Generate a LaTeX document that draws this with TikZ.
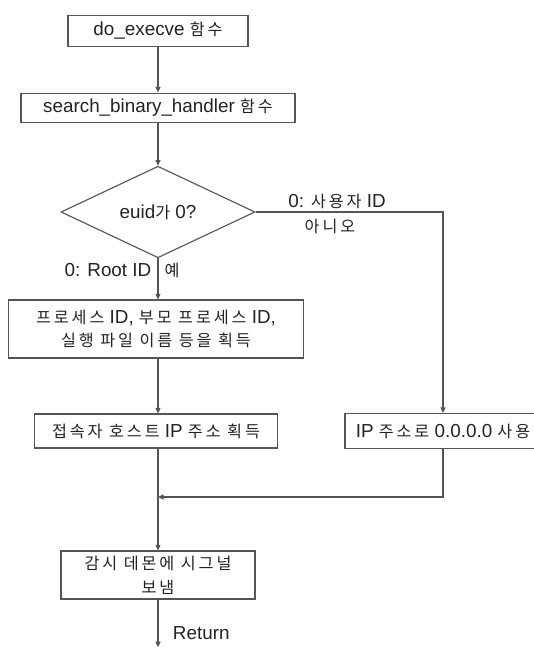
□ □ □ □ □
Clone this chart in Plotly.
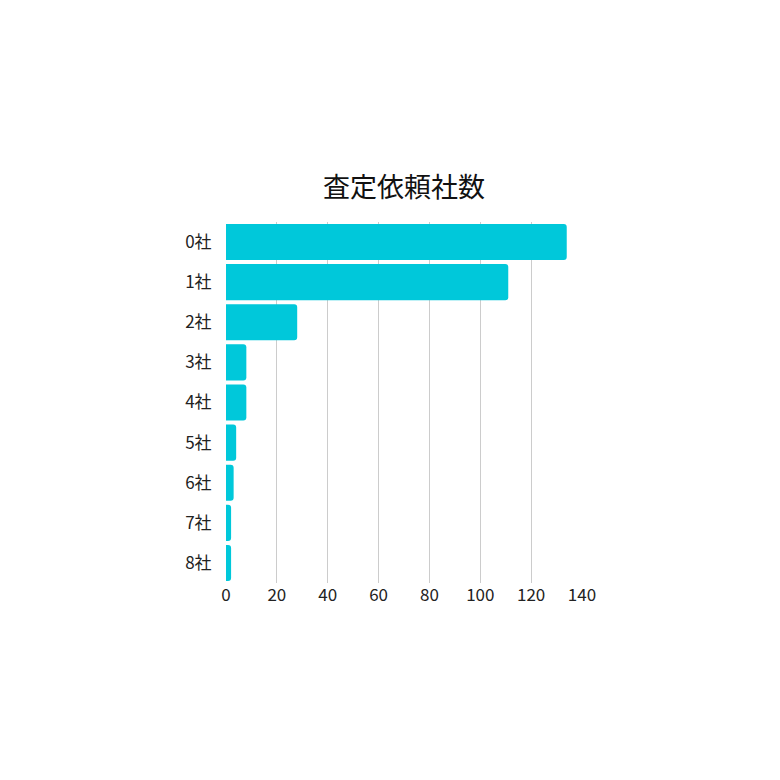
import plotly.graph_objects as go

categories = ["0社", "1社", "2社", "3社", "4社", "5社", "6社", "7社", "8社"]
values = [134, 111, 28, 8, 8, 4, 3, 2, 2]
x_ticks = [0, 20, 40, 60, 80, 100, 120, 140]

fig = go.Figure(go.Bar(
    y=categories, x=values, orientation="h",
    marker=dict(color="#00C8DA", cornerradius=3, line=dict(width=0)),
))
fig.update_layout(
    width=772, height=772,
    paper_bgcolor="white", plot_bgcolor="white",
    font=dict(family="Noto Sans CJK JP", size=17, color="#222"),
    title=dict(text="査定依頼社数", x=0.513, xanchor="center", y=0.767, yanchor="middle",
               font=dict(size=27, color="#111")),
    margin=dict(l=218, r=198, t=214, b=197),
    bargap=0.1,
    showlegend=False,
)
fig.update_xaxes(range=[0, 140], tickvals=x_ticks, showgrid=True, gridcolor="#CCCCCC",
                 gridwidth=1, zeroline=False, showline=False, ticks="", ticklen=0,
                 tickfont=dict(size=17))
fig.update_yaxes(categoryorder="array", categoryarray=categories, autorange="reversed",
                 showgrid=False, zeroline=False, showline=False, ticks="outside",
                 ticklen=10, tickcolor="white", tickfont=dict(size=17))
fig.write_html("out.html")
□ □ □ □ □
Quote exactly what appears from the line containing "Clone this chart in Plotly." through the line containing "x_ticks = [0, 20, 40, 60, 80, 100, 120, 140]", both included, except for the pictures, and nothing more.

**ANSWER FOR THIS EXERCISE**:
Clone this chart in Plotly.
import plotly.graph_objects as go

categories = ["0社", "1社", "2社", "3社", "4社", "5社", "6社", "7社", "8社"]
values = [134, 111, 28, 8, 8, 4, 3, 2, 2]
x_ticks = [0, 20, 40, 60, 80, 100, 120, 140]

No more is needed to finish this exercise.